IHS Markit expects price pressures in residential real estate markets to ease - and risks to remain manageable going forward - for various reasons, including the improved macroprudential framework in Europe, the phasing out of pandemic support, an increased supply of housing, and bottoming out of interest rates. However, some countries remain more vulnerable to price corrections owing to their high indebtedness and prices that have risen much faster than incomes.

Countries such as Luxembourg, Sweden, the Netherlands, Czechia, and Denmark appear particularly vulnerable to decreasing income and/or rising interest rates. A boom-bust scenario is more likely there due to excessive price and mortgage growth and the relatively high indebtedness of households. Corrections in house prices would result in vicious cycles of defaults, credit losses, worsening of financing conditions, decreasing investments, negative spillover effects to other sectors, and further income losses, amplifying the economic downturns.

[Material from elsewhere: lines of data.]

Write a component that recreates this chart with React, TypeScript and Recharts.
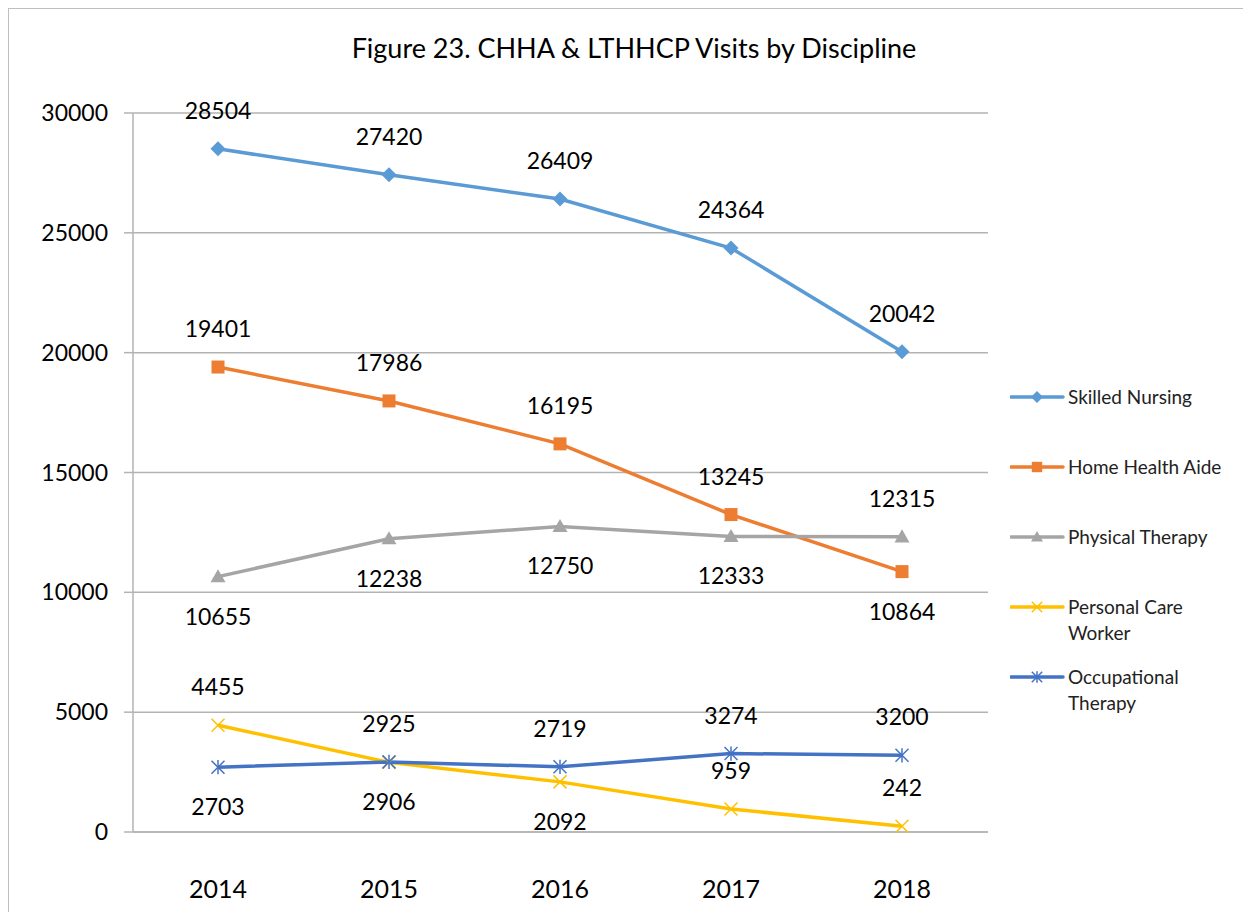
import { LineChart, Line, XAxis, YAxis, CartesianGrid, Legend, LabelList } from 'recharts'

const years = ['2014', '2015', '2016', '2017', '2018']
const skilledNursing = [28504, 27420, 26409, 24364, 20042]
const homeHealthAide = [19401, 17986, 16195, 13245, 10864]
const physicalTherapy = [10655, 12238, 12750, 12333, 12315]
const personalCare = [4455, 2906, 2092, 959, 242]
const occupational = [2703, 2925, 2719, 3274, 3200]
const yTicks = [0, 5000, 10000, 15000, 20000, 25000, 30000]

const FONT = 'Lato, "Noto Sans", sans-serif'

const data = years.map((year, i) => ({
    year,
    sn: skilledNursing[i],
    hha: homeHealthAide[i],
    pt: physicalTherapy[i],
    pcw: personalCare[i],
    ot: occupational[i],
}))

type Marker = 'diamond' | 'square' | 'triangle' | 'x' | 'star'

// label side per point: u = above, d = below
const series: Array<{ key: string; name: string[]; color: string; marker: Marker; sides: string }> = [
    { key: 'sn', name: ['Skilled Nursing'], color: '#5b9bd5', marker: 'diamond', sides: 'uuuuu' },
    { key: 'hha', name: ['Home Health Aide'], color: '#ed7d31', marker: 'square', sides: 'uuuud' },
    { key: 'pt', name: ['Physical Therapy'], color: '#a5a5a5', marker: 'triangle', sides: 'ddddu' },
    { key: 'pcw', name: ['Personal Care', 'Worker'], color: '#ffc000', marker: 'x', sides: 'uddu u'.replace(' ', '') },
    { key: 'ot', name: ['Occupational', 'Therapy'], color: '#4472c4', marker: 'star', sides: 'duuuu' },
]

function MarkerShape({ cx, cy, marker, color, s = 1 }: { cx: number; cy: number; marker: Marker; color: string; s?: number }) {
    if (cx == null || cy == null) return null
    if (marker === 'diamond') {
        const r = 7.5 * s
        return <polygon points={`${cx},${cy - r} ${cx + r},${cy} ${cx},${cy + r} ${cx - r},${cy}`} fill={color} />
    }
    if (marker === 'square') {
        const r = 6.5 * s
        return <rect x={cx - r} y={cy - r} width={r * 2} height={r * 2} fill={color} />
    }
    if (marker === 'triangle') {
        const r = 7.5 * s
        return <polygon points={`${cx},${cy - r} ${cx + r},${cy + r * 0.75} ${cx - r},${cy + r * 0.75}`} fill={color} />
    }
    const r = 6.5 * s
    return (
        <g stroke={color} strokeWidth={1.5}>
            <line x1={cx - r} y1={cy - r} x2={cx + r} y2={cy + r} />
            <line x1={cx - r} y1={cy + r} x2={cx + r} y2={cy - r} />
            {marker === 'star' && <line x1={cx} y1={cy - r * 1.1} x2={cx} y2={cy + r * 1.1} />}
        </g>
    )
}

const makeLabel = (sides: string) => (props: any) => {
    const { x, y, value, index } = props
    const up = sides[index] === 'u'
    return (
        <text x={x} y={up ? y - 38 : y + 40} dy="0.35em" textAnchor="middle" fontSize={23} fill="#000" fontFamily={FONT}>
            {value}
        </text>
    )
}

const LegendBox = () => (
    <div style={{ fontFamily: FONT, fontSize: 19, color: '#222' }}>
        {series.map((s) => (
            <div key={s.key} style={{ height: 70, display: 'flex', alignItems: 'flex-start' }}>
                <svg width={56} height={26} style={{ flex: 'none' }}>
                    <line x1={1} y1={13} x2={53} y2={13} stroke={s.color} strokeWidth={3.5} strokeLinecap="round" />
                    <MarkerShape cx={27} cy={13} marker={s.marker} color={s.color} s={0.8} />
                </svg>
                <div style={{ marginLeft: 2, lineHeight: '26px' }}>
                    {s.name.map((n) => (
                        <div key={n} style={{ whiteSpace: 'nowrap' }}>{n}</div>
                    ))}
                </div>
            </div>
        ))}
    </div>
)

export default function App() {
    return (
        <div
            style={{
                position: 'relative',
                width: 1242,
                height: 903,
                borderLeft: '1px solid #bfbfbf',
                borderTop: '1px solid #bfbfbf',
                background: '#fff',
                fontFamily: FONT,
            }}
        >
            <div
                style={{
                    position: 'absolute',
                    left: 0,
                    width: 1250,
                    top: 22,
                    textAlign: 'center',
                    fontSize: 27,
                    color: '#000',
                    lineHeight: '34px',
                }}
            >
                Figure 23. CHHA &amp; LTHHCP Visits by Discipline
            </div>
            <LineChart width={1242} height={903} data={data} margin={{ top: 104, right: 263, bottom: 20, left: 44 }}>
                <CartesianGrid vertical={false} stroke="#b3b3b3" strokeWidth={1.5} />
                <XAxis
                    dataKey="year"
                    padding={{ left: 85, right: 86 }}
                    axisLine={{ stroke: '#b3b3b3', strokeWidth: 1.5 }}
                    tickLine={false}
                    tickSize={0}
                    tickMargin={48}
                    height={60}
                    tick={{ fill: '#000', fontSize: 25, fontFamily: FONT }}
                />
                <YAxis
                    domain={[0, 30000]}
                    ticks={yTicks}
                    width={80}
                    axisLine={{ stroke: '#b3b3b3', strokeWidth: 1.5 }}
                    tickLine={{ stroke: '#b3b3b3', strokeWidth: 1.5 }}
                    tickSize={9}
                    tickMargin={16}
                    tick={{ fill: '#000', fontSize: 23, fontFamily: FONT }}
                />
                <Legend
                    layout="horizontal"
                    verticalAlign="middle"
                    content={<LegendBox />}
                    wrapperStyle={{ position: 'absolute', left: 1001, top: 375, width: 240 }}
                />
                {series.map((s) => (
                    <Line
                        key={s.key}
                        dataKey={s.key}
                        name={s.name.join(' ')}
                        type="linear"
                        stroke={s.color}
                        strokeWidth={3.5}
                        dot={(p: any) => <MarkerShape key={p.index} cx={p.cx} cy={p.cy} marker={s.marker} color={s.color} />}
                        activeDot={false}
                        isAnimationActive={false}
                    >
                        <LabelList dataKey={s.key} content={makeLabel(s.sides)} />
                    </Line>
                ))}
            </LineChart>
        </div>
    )
}
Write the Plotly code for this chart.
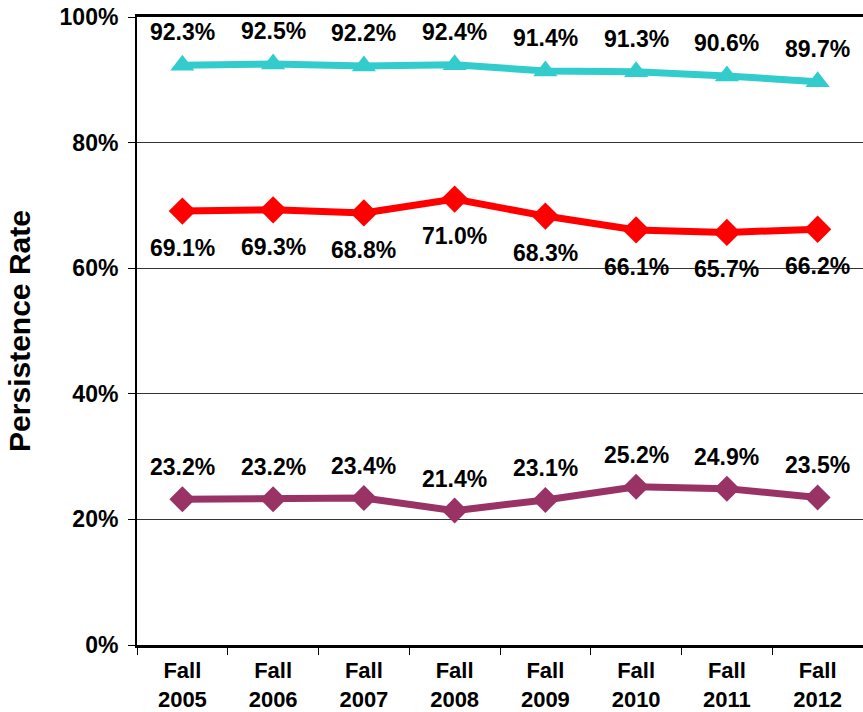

In our baseline scenario, we do not forecast the factors that would trigger a correction - including interest rate shock (especially in Western European economies) and/or economic downturn - to materialize.

The risks will need to be monitored closely, however. Although IHS Markit does not forecast deep or long-lasting economic downturns, continued uncertainty regarding the pandemic, supply chain disruption, and rising inflation make the near-term growth forecasts bleaker. High inflation has already triggered interest rate hikes in Emerging European countries.